# Lotus Elise engine clean



## Tonym3 (Dec 21, 2011)

I'm in the middle of putting my Elise back on the road and my attention has turn to making the engine bay look a little nicer.
The front cover on the engine (injectors etc) is faded to a point that it's almost white, it's due to the mesh top that lets the sunlight through to the engine.
Anyway what should I use to bring it back to black?
Any suggestions would be welcome thanks
Tony


----------



## DMH-01 (Mar 29, 2011)

http://www.detailingworld.co.uk/forum/showthread.php?t=217823


----------



## John @ PB (Aug 25, 2010)

http://www.detailingworld.co.uk/forum/showthread.php?t=208369

A good scrub with a stiff brush and Meguiar's APC then I'd use 303 Aerospace to darken it down.

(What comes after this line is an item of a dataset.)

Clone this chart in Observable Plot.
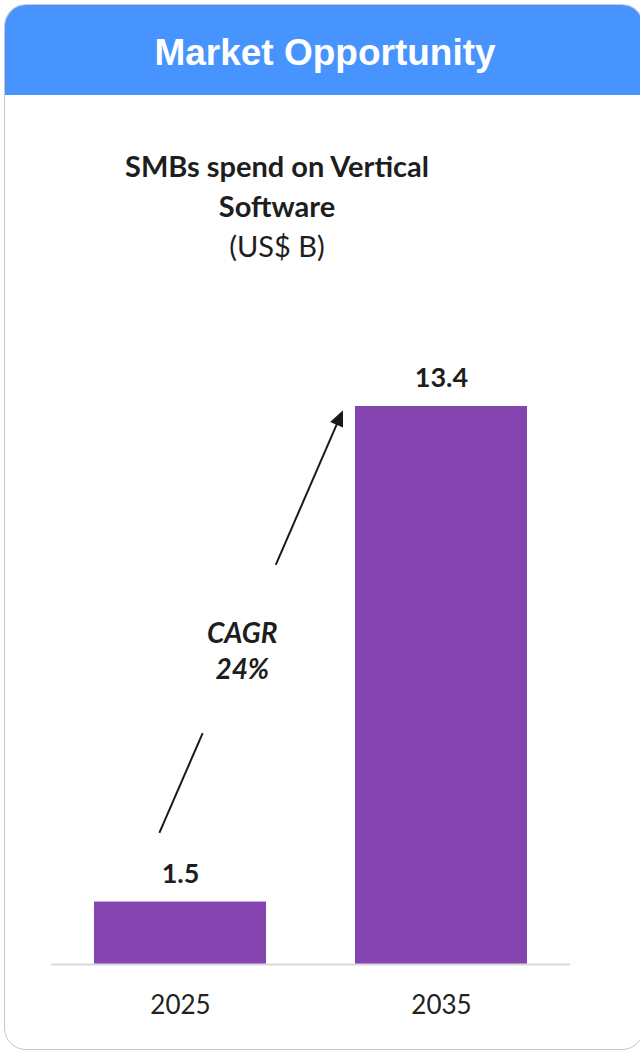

Chances are it won't actually come back completely but this will improve the appearance and also help protect against further fading.


----------



## Tonym3 (Dec 21, 2011)

Quick update managed to make a good improvement by cleaning then using back to black spray, I have been reapplying over the last week or so and it seems to be holding the colour. Also managed to get a new engine cover which has made a big improvement


----------



## Squadrone Rosso (Aug 11, 2009)

Get that minging expansion bottle off, seal the pipe entries off, chuck a dishwasher tablet in, give it a good shake & leave overnight.

Rinse thoroughly & refit / refill:thumb:


----------



## Tonym3 (Dec 21, 2011)

Sounds good didn't realise they could be cleaned so easy. Do you need to drain all the coolant or just bung the pipes and top up when done?

---
I am here: http://maps.google.com/maps?ll=51.480924,0.319490


----------



## Squadrone Rosso (Aug 11, 2009)

Clamp the hoses off as close to the bottle & remove them.

Let the expansion bottle drain, bung the outlets, drop in some dishwasher tabs, fill with boiling water & leave overnight. Remove the bungs, drain & flush, reconnect the hoses, top the bottle up with 50/50 coolant and job done


----------